» **Exercise aim**
Leave out every picture. Copy exactly the lines from the one holding "Recreate this image as a Python" through the one holding "import seaborn as sns".

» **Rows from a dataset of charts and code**
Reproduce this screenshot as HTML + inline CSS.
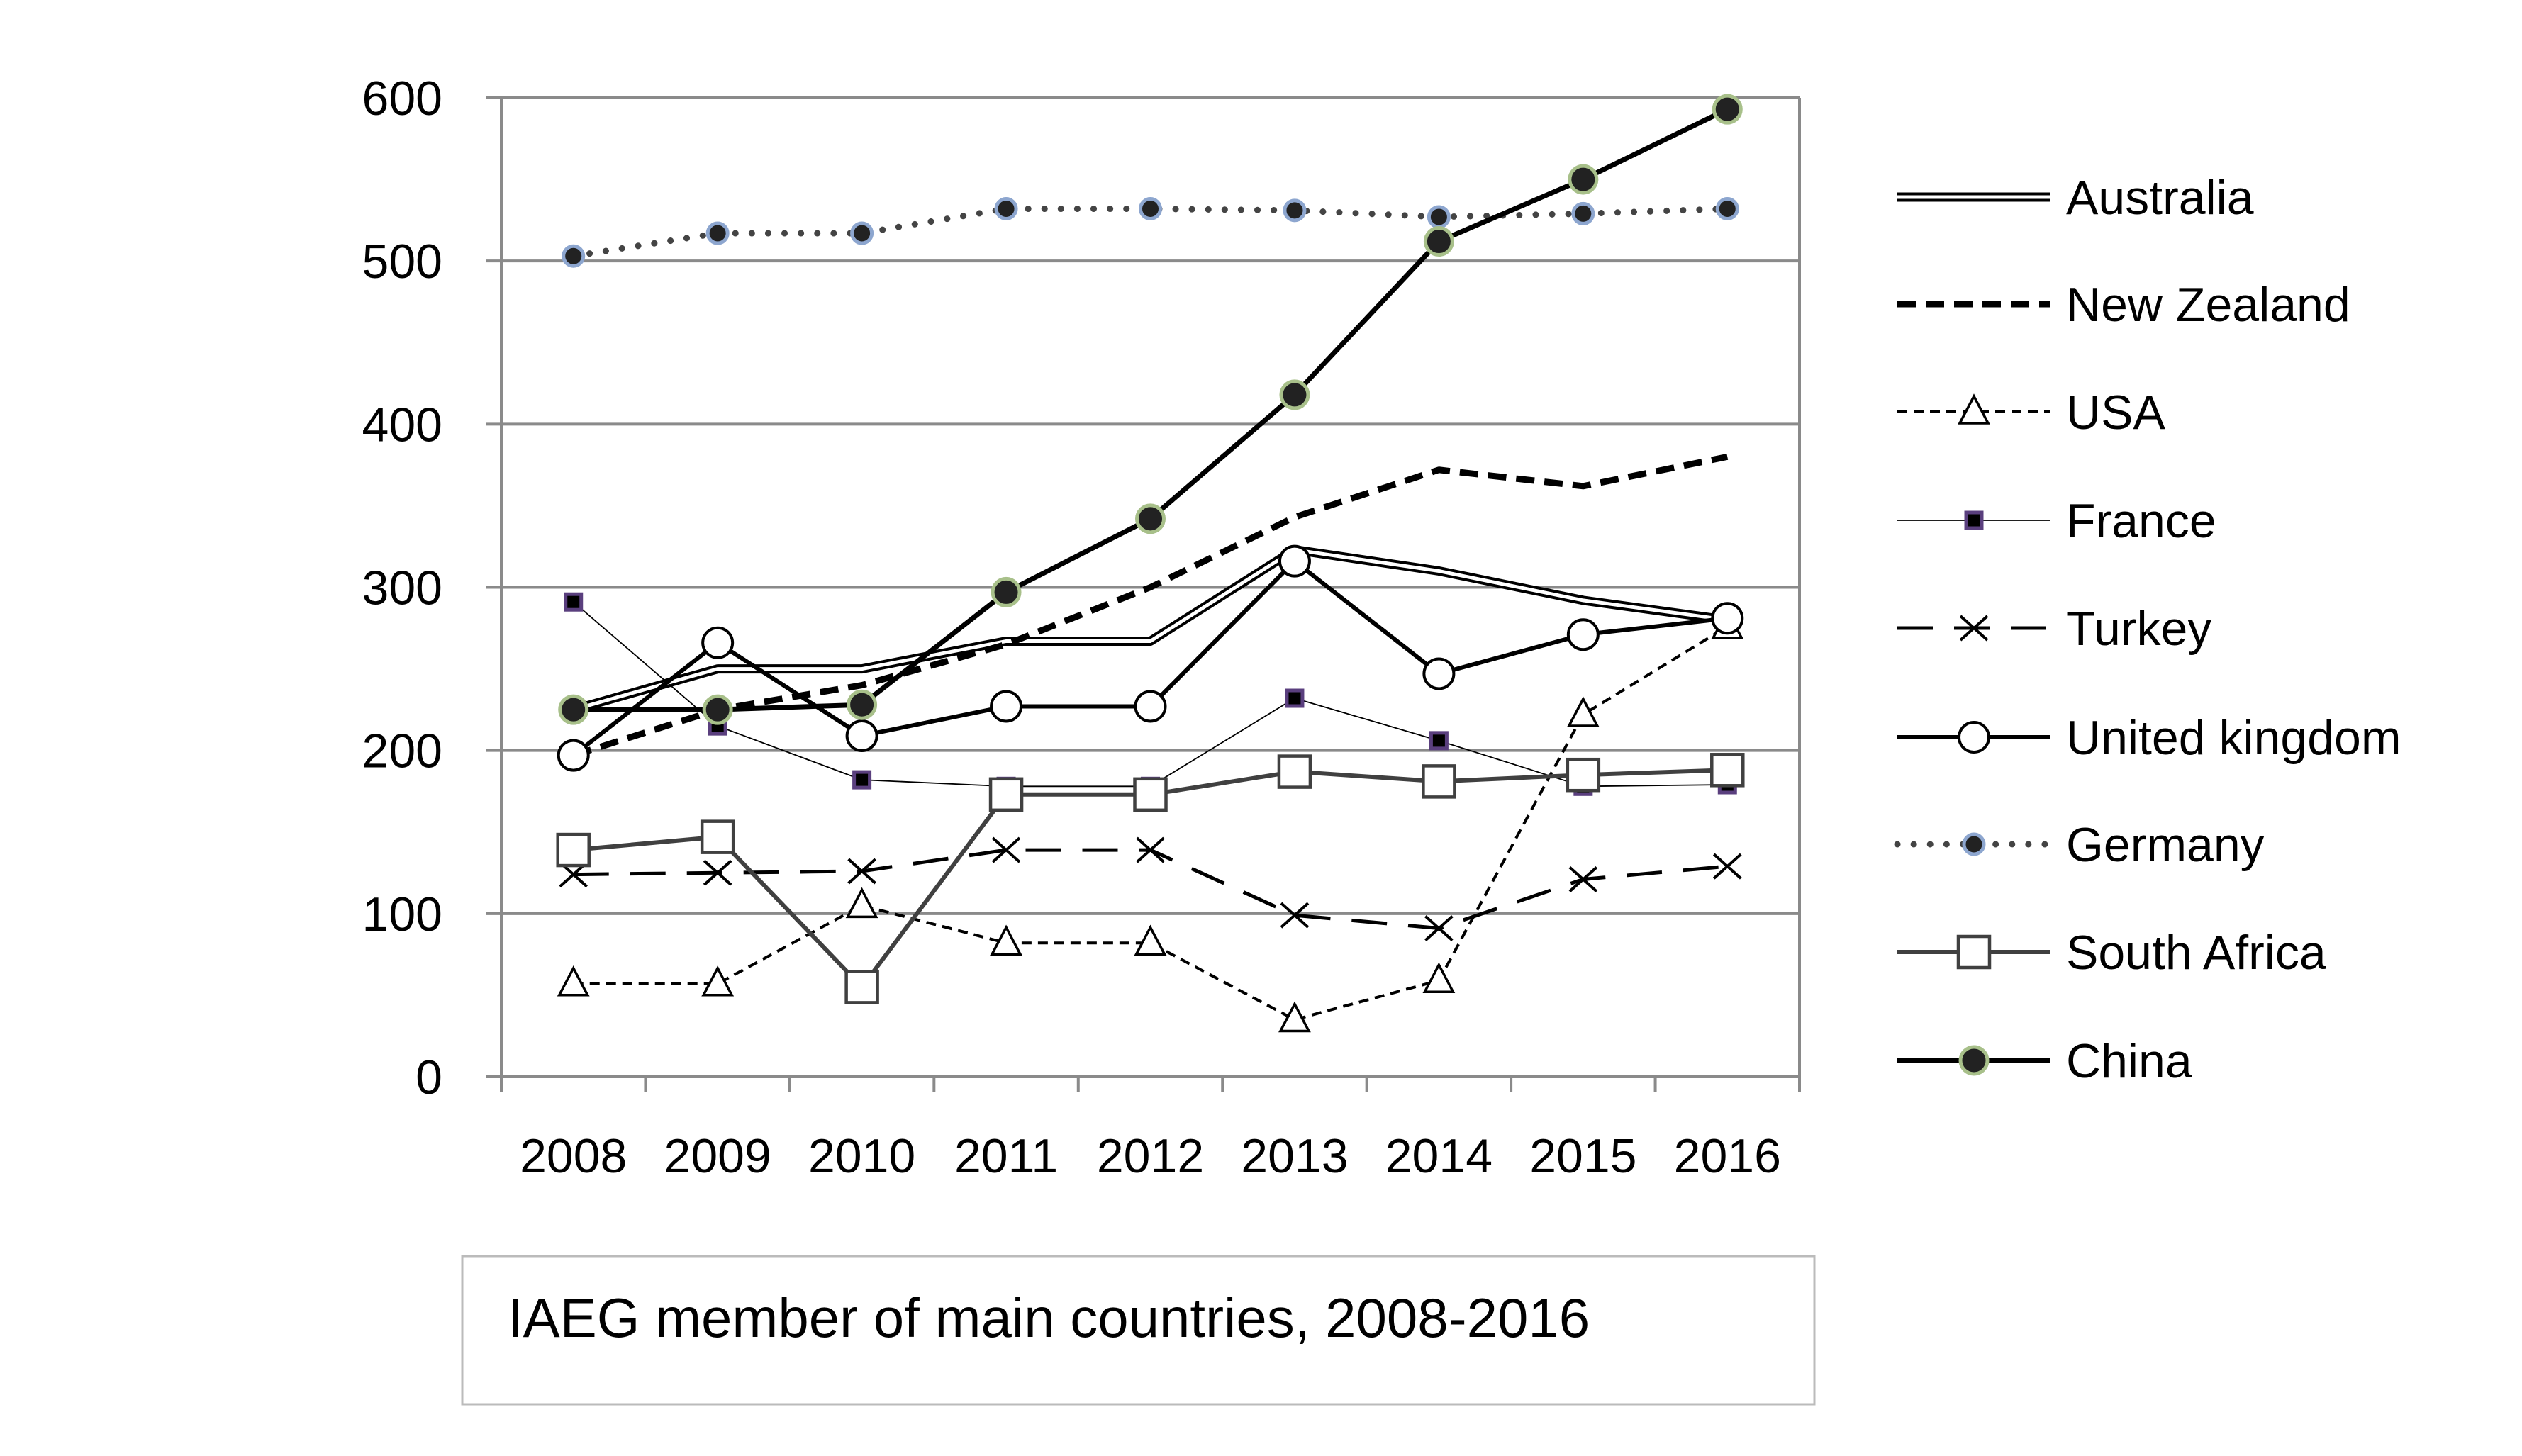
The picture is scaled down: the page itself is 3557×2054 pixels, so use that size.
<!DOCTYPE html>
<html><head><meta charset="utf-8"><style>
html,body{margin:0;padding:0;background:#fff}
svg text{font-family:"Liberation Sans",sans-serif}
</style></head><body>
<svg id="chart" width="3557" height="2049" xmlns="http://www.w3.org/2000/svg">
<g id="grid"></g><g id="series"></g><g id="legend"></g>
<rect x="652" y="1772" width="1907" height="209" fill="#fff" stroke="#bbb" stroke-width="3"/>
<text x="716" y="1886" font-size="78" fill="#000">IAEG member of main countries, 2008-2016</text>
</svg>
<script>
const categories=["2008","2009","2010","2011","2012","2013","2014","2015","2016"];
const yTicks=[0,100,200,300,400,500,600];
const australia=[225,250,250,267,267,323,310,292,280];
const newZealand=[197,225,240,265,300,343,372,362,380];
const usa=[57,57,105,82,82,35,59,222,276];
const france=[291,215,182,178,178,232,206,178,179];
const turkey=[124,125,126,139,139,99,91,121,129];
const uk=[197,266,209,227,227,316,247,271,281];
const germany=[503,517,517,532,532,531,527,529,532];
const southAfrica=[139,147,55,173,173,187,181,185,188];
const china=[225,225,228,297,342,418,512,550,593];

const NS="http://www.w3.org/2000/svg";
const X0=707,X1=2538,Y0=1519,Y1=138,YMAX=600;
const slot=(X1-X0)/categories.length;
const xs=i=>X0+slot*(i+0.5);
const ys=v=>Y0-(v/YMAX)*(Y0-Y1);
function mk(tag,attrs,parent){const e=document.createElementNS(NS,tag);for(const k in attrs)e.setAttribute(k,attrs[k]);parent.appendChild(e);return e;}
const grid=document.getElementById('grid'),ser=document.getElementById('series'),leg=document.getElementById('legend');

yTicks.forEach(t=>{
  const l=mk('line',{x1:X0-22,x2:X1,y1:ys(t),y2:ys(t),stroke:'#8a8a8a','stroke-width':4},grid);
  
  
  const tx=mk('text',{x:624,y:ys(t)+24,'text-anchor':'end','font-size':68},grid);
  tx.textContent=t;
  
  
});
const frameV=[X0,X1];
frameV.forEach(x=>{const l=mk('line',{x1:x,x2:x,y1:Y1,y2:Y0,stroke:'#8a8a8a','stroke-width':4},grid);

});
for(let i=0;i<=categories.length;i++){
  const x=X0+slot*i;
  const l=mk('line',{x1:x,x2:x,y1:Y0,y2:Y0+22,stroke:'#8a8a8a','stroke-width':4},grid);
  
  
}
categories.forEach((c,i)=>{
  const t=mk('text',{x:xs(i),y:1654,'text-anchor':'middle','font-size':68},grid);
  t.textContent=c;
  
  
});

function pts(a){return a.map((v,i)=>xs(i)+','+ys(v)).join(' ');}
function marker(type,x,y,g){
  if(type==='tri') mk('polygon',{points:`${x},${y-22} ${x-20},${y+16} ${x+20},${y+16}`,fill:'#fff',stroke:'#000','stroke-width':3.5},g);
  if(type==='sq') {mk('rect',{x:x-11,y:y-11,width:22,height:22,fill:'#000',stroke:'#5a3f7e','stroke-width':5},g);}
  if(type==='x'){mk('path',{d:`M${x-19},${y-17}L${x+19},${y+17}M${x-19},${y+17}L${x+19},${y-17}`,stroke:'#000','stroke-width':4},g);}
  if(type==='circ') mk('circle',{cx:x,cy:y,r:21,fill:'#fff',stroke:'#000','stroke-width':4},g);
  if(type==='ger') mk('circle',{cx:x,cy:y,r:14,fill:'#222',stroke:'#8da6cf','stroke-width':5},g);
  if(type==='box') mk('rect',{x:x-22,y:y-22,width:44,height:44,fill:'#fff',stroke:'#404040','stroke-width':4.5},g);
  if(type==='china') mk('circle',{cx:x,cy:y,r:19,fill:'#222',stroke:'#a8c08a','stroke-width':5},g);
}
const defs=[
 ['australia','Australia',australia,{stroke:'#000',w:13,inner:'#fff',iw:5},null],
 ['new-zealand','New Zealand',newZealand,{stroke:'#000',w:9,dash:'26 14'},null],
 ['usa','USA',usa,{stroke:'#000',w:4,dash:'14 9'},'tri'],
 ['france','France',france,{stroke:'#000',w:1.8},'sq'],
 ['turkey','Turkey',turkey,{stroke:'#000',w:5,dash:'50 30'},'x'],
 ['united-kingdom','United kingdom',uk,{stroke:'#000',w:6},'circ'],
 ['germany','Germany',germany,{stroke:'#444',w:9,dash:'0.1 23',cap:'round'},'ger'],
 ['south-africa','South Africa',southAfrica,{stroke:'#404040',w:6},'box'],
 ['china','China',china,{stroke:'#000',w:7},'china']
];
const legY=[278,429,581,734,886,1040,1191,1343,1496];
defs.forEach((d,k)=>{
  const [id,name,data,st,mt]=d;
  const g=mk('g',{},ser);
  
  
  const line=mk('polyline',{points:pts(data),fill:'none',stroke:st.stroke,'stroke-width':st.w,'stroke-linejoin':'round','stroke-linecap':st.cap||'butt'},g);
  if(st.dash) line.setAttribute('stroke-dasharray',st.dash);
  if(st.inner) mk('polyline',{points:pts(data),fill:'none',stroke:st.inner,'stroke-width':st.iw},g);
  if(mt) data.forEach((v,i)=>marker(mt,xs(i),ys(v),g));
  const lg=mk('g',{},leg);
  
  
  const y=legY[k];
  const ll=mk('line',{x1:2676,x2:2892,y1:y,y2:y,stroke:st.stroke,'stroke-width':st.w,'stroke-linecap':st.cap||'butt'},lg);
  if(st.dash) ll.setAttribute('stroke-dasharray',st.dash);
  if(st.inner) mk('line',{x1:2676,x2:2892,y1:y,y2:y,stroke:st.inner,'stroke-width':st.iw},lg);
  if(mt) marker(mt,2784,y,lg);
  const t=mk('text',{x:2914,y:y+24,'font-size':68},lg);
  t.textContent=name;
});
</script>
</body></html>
---
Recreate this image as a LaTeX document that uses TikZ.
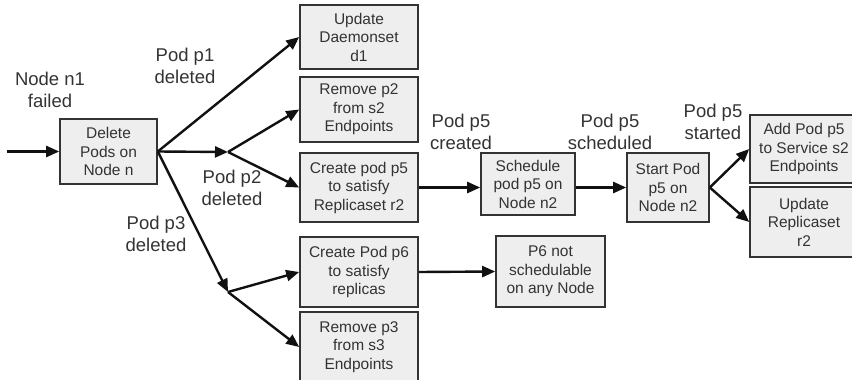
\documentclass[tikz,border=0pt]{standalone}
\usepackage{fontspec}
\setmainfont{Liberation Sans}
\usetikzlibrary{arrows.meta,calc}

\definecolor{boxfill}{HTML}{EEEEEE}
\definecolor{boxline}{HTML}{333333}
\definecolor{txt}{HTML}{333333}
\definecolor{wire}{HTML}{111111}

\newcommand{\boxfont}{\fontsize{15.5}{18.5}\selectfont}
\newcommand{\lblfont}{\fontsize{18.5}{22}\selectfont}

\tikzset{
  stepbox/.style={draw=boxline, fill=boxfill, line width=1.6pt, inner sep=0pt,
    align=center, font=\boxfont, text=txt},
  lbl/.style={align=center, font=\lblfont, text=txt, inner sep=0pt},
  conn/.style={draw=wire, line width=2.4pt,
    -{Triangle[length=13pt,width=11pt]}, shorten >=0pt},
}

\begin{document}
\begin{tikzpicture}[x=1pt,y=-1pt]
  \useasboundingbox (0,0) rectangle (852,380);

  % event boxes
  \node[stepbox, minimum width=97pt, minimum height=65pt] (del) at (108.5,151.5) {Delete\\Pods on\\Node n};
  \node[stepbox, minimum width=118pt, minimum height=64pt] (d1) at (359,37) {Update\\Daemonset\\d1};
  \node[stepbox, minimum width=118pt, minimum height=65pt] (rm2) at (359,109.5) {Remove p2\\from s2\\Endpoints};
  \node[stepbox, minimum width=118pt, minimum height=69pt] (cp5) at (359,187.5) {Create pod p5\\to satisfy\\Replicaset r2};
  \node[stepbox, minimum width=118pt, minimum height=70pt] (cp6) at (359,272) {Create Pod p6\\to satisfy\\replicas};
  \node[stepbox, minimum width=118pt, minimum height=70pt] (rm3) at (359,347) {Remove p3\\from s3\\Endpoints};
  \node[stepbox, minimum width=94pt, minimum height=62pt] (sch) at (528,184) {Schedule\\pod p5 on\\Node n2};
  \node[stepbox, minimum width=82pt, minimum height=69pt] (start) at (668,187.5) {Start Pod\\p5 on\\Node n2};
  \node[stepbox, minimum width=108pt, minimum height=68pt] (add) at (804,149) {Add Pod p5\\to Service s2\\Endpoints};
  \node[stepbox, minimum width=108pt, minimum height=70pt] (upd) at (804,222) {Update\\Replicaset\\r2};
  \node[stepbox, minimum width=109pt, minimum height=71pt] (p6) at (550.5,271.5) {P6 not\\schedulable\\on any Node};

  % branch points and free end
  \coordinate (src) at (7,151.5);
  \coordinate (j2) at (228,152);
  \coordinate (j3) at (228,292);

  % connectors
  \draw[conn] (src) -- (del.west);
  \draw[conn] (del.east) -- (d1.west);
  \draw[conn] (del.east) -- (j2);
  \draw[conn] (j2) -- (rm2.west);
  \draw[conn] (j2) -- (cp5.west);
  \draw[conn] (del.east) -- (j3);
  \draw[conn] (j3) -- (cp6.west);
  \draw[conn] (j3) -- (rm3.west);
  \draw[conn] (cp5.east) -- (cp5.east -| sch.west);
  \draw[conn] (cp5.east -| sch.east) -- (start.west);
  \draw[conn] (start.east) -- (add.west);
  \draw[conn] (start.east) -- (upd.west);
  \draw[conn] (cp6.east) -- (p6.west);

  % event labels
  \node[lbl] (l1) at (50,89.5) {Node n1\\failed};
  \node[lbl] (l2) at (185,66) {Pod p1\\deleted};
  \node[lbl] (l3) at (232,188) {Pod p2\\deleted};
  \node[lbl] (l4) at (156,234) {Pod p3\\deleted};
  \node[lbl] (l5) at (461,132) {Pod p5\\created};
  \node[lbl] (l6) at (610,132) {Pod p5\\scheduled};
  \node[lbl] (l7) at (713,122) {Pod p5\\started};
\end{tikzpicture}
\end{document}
==
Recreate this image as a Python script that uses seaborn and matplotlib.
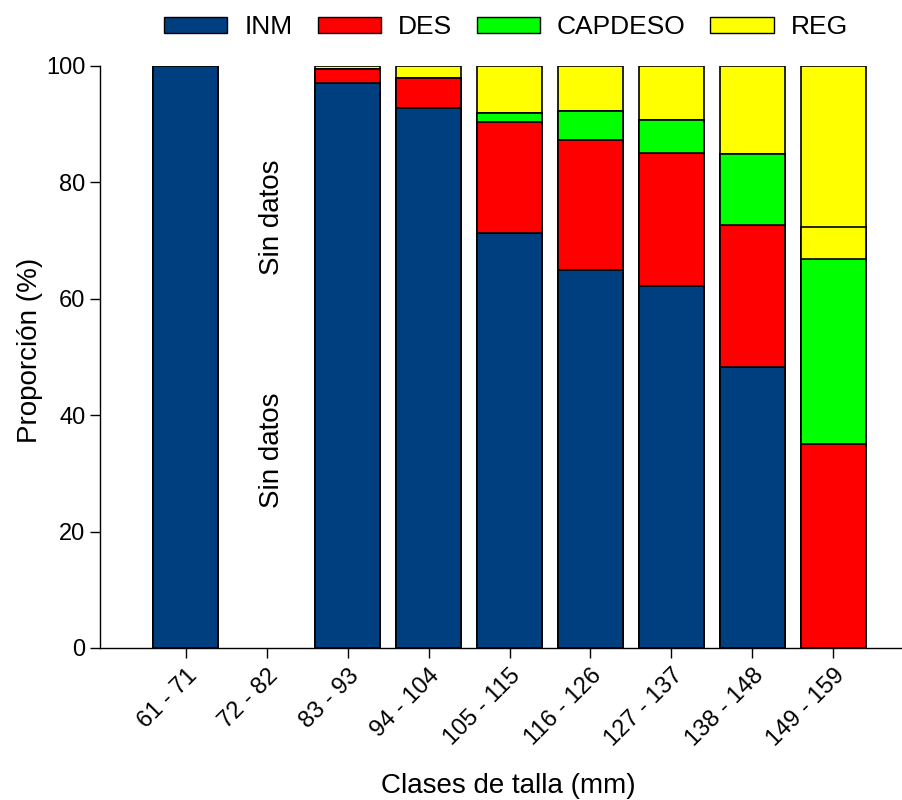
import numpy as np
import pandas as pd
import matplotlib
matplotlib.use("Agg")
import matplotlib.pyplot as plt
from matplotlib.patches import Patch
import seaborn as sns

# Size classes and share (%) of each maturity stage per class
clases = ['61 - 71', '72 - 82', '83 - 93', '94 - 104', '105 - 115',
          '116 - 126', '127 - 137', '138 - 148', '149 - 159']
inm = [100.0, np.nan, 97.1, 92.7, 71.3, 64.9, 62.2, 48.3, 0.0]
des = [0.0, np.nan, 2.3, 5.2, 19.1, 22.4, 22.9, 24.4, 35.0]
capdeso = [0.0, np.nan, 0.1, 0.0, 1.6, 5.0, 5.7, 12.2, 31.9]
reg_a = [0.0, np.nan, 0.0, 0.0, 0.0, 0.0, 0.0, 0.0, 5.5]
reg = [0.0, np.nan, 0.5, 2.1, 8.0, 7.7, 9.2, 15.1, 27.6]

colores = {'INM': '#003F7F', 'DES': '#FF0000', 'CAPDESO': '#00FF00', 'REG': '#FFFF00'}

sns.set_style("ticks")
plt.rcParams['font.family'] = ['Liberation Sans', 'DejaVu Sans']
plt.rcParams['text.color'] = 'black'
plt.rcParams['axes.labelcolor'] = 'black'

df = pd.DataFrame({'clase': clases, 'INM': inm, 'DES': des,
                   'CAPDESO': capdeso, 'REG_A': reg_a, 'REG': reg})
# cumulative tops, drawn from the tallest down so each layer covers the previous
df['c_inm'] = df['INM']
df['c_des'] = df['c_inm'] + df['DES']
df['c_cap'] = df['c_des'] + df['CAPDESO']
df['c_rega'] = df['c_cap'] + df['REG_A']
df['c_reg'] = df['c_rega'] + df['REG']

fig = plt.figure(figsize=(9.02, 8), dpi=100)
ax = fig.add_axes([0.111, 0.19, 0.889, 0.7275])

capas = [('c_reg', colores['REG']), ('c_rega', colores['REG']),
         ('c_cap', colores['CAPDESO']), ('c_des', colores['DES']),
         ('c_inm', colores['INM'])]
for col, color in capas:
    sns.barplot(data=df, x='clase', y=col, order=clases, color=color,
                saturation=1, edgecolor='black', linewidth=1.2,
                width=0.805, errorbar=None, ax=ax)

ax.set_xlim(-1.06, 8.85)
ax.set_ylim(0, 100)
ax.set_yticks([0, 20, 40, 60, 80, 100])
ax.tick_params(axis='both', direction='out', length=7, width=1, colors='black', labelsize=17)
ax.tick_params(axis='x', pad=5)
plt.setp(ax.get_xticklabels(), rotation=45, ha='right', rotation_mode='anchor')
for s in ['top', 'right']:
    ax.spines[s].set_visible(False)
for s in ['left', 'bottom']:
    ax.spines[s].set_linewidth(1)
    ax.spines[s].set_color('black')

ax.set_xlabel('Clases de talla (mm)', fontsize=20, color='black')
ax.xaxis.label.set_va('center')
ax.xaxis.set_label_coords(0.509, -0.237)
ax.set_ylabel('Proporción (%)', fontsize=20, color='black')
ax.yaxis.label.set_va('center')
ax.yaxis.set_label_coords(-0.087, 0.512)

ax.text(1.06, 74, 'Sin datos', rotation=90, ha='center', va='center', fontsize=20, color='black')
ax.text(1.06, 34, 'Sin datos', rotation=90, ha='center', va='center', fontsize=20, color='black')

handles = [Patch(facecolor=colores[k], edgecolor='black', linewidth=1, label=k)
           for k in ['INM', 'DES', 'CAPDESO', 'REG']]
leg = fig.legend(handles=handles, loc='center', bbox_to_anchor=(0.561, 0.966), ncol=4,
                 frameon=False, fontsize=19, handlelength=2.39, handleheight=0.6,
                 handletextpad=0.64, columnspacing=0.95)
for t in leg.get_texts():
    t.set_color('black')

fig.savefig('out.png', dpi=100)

» **Worked solution**
Recreate this image as a Python script that uses seaborn and matplotlib.
import numpy as np
import pandas as pd
import matplotlib
matplotlib.use("Agg")
import matplotlib.pyplot as plt
from matplotlib.patches import Patch
import seaborn as sns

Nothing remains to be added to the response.